Además, el Ejército mostró una preocupación singular por el catalanismo y ésta le llevó a incidentes como los de 1905 en Barcelona: un grupo de oficiales asaltó la redacción del semanario catalanista Cu-Cut amparándose en las supuestas ofensas de sus redactores contra la Patria. Entonces los liberales, lejos de convertirse en defensores de la libertad de expresión por medio de la prensa, acabaron por atribuir a los militares las competencias para juzgar los delitos contra la Patria a través de la llamada Ley de Jurisdicciones. Quien logró su aprobación en las Cortes fue ya Moret, que de esta manera demostró una radical inconsecuencia de principios. Contra ella todos los sectores del catalanismo y los republicanos formaron la Solidaridad Catalana que en las elecciones generales de 1907 consiguió que el papel del Ministerio de la Gobernación quedara reducido a la nada y que, por vez primera, una región española entera se independizara desde el punto de vista electoral.

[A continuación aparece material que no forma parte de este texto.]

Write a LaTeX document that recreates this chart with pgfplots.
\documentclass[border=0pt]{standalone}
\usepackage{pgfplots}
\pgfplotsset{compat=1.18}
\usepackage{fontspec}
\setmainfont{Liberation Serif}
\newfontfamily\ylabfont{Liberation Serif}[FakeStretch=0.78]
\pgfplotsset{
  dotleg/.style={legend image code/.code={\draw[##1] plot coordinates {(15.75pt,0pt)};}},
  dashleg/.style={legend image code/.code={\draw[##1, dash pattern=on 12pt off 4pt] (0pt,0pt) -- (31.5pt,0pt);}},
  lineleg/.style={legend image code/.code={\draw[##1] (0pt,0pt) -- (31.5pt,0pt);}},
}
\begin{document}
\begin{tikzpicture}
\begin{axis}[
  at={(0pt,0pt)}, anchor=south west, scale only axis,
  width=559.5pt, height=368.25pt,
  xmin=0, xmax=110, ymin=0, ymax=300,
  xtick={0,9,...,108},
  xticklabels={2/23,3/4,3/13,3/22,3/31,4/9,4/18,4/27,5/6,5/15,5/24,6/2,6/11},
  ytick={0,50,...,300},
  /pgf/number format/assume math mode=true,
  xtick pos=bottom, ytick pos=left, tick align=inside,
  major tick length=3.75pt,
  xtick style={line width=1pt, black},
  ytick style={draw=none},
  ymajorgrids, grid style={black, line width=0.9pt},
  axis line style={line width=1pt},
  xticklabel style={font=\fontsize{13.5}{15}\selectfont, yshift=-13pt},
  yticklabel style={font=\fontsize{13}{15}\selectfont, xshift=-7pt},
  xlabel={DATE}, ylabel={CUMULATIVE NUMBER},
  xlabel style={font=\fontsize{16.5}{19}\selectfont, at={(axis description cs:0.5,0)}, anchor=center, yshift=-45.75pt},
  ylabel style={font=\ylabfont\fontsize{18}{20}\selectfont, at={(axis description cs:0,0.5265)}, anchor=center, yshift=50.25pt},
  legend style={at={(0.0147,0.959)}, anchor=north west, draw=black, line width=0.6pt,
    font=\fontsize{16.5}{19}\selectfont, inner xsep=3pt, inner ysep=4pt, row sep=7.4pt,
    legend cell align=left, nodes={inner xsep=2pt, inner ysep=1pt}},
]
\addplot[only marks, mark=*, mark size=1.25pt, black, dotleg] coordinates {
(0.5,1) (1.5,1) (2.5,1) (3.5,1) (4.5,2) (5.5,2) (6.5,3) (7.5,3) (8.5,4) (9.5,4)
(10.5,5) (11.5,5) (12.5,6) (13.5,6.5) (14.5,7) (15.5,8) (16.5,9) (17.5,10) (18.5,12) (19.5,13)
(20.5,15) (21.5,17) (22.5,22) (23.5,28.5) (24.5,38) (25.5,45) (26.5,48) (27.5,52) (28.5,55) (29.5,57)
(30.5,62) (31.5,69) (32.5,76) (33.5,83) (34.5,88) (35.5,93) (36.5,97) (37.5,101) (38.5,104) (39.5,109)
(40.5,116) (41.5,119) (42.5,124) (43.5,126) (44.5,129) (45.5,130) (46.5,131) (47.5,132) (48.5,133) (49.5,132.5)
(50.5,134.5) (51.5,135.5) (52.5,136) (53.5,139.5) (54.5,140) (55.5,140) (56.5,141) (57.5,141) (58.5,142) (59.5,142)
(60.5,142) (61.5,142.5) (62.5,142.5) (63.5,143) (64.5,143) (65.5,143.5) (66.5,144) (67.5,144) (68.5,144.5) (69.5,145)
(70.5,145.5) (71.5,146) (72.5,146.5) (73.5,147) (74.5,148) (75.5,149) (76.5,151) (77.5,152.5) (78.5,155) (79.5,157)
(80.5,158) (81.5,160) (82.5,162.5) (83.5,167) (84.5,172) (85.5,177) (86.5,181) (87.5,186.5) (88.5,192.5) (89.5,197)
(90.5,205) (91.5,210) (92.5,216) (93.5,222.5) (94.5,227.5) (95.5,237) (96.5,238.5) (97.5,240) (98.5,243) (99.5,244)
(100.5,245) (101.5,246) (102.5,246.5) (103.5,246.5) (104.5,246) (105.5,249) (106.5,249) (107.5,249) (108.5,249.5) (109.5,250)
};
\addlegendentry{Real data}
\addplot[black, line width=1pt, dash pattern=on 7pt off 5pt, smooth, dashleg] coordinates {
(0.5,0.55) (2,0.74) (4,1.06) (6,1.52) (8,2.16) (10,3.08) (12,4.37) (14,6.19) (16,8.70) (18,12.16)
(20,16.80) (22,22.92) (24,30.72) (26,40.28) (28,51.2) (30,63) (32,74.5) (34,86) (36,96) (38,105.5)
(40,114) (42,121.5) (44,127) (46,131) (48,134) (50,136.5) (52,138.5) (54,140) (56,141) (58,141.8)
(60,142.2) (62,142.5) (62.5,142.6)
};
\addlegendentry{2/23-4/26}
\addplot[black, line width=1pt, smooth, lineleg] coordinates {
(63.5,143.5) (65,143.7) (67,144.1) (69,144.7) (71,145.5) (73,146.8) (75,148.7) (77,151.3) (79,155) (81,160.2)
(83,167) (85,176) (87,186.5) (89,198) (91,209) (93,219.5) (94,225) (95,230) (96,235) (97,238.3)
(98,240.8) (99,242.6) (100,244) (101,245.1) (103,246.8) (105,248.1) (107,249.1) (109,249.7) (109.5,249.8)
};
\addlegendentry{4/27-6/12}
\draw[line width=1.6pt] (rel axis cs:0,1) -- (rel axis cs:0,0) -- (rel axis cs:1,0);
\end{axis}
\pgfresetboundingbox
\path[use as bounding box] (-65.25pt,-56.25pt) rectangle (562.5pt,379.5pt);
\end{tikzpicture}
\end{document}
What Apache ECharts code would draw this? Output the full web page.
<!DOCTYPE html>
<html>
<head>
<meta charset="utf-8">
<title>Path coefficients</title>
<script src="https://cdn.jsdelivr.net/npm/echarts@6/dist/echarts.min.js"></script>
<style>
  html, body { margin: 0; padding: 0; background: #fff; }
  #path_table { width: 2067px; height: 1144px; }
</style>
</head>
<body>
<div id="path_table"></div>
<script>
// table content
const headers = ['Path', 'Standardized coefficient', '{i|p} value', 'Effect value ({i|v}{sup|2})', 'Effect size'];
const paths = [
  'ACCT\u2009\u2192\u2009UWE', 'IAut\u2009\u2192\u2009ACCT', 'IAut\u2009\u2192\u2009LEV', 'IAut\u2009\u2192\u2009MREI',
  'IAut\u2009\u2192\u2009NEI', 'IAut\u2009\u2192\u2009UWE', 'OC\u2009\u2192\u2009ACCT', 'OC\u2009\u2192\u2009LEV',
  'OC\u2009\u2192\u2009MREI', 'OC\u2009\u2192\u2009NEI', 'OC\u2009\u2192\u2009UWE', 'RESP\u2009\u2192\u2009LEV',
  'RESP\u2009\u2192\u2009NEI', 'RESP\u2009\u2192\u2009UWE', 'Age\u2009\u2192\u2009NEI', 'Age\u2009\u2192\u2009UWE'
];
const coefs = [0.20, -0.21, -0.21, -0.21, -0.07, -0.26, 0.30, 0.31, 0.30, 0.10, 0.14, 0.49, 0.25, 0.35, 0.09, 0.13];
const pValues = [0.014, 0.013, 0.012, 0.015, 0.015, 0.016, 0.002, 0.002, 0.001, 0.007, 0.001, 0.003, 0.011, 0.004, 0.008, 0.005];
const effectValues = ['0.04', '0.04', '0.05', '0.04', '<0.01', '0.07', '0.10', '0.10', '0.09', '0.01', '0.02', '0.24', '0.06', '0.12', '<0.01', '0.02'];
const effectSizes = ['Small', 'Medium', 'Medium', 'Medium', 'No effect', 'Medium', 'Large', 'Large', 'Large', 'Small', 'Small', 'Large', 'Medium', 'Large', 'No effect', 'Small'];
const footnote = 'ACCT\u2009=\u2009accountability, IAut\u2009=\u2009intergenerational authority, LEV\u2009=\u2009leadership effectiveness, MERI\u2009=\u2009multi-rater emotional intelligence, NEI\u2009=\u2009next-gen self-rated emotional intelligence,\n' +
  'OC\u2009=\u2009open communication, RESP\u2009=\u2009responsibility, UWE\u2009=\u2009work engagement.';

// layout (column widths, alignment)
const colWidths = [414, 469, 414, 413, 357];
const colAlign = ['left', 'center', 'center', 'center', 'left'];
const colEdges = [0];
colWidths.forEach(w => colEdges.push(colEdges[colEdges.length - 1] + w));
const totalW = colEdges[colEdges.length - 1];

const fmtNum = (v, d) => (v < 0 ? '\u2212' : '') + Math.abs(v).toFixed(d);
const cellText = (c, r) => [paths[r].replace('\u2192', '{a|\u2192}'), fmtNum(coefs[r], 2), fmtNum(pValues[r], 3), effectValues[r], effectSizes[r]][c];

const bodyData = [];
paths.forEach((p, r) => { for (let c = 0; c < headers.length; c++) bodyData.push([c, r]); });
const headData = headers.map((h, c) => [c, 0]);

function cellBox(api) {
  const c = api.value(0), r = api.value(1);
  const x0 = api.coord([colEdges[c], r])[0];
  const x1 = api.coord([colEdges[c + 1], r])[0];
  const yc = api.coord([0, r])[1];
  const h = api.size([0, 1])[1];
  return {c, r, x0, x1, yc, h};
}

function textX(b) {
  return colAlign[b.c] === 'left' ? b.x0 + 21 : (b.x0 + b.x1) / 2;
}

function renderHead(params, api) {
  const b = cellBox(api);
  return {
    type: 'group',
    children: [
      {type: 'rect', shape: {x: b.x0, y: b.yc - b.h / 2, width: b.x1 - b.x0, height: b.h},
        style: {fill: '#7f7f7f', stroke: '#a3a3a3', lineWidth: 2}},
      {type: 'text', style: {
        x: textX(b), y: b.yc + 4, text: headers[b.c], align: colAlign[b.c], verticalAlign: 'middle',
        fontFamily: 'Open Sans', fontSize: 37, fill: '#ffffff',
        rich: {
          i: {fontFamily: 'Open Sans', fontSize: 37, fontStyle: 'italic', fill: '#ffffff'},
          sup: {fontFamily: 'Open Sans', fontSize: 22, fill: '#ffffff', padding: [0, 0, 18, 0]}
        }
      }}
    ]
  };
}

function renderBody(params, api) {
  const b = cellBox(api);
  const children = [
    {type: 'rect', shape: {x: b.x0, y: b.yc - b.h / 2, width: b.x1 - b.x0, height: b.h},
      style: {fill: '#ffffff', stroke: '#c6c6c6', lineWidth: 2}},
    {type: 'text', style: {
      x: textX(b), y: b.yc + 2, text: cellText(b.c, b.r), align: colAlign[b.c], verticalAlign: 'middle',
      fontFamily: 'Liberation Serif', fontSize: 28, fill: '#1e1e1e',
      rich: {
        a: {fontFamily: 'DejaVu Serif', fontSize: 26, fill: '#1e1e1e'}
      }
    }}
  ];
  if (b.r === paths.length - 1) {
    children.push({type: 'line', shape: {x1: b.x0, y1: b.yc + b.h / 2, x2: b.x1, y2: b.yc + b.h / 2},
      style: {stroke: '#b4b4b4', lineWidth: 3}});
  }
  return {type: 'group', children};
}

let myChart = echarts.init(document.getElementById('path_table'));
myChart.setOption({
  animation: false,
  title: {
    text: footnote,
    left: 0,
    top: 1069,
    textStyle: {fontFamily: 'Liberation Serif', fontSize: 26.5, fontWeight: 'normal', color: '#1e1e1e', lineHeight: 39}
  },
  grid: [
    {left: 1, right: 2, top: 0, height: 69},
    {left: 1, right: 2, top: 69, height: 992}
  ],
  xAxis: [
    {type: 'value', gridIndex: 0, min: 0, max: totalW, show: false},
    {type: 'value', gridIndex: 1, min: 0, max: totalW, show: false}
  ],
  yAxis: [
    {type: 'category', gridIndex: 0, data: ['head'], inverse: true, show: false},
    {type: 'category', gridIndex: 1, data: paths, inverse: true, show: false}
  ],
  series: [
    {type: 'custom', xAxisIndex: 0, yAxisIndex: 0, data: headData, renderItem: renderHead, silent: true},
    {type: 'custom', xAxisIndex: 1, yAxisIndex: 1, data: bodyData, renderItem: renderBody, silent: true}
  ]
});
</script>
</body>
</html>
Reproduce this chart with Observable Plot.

Pero si Moret había aceptado sustituir a Montero Ríos y aprobar esa ley, no tardó en tener problemas muy semejantes. Enunció un programa de reformas audaces, pero no consiguió unir al partido liberal en torno a ellas. Al problema militar, como elemento de división de los liberales, se sumó ahora el del clericalismo convertido en una cuestión de enorme trascendencia al enfrentar a los conservadores, partidarios del mantenimiento de la situación existente y a los liberales, dispuestos a modificarla aunque siempre de modo leve. Los meses siguientes presenciaron una rapidísima sucesión de gobiernos sin que ello supusiera la definición de un programa coherente. Al final del primer lustro del reinado de Alfonso XIII su rasgo más característico parecía la división de los partidos, que favoreció la inestabilidad gubernamental multiplicándola hasta el extremo de que en dos años habían pasado por la Presidencia del Consejo cuatro personas y facilitando con ello la intervención del monarca en la vida política diaria. Este segundo rasgo era consecuencia del primero, más que al revés como pretendieron muchos de los políticos de la época o de momentos posteriores como, por ejemplo, los años finales de la Monarquía.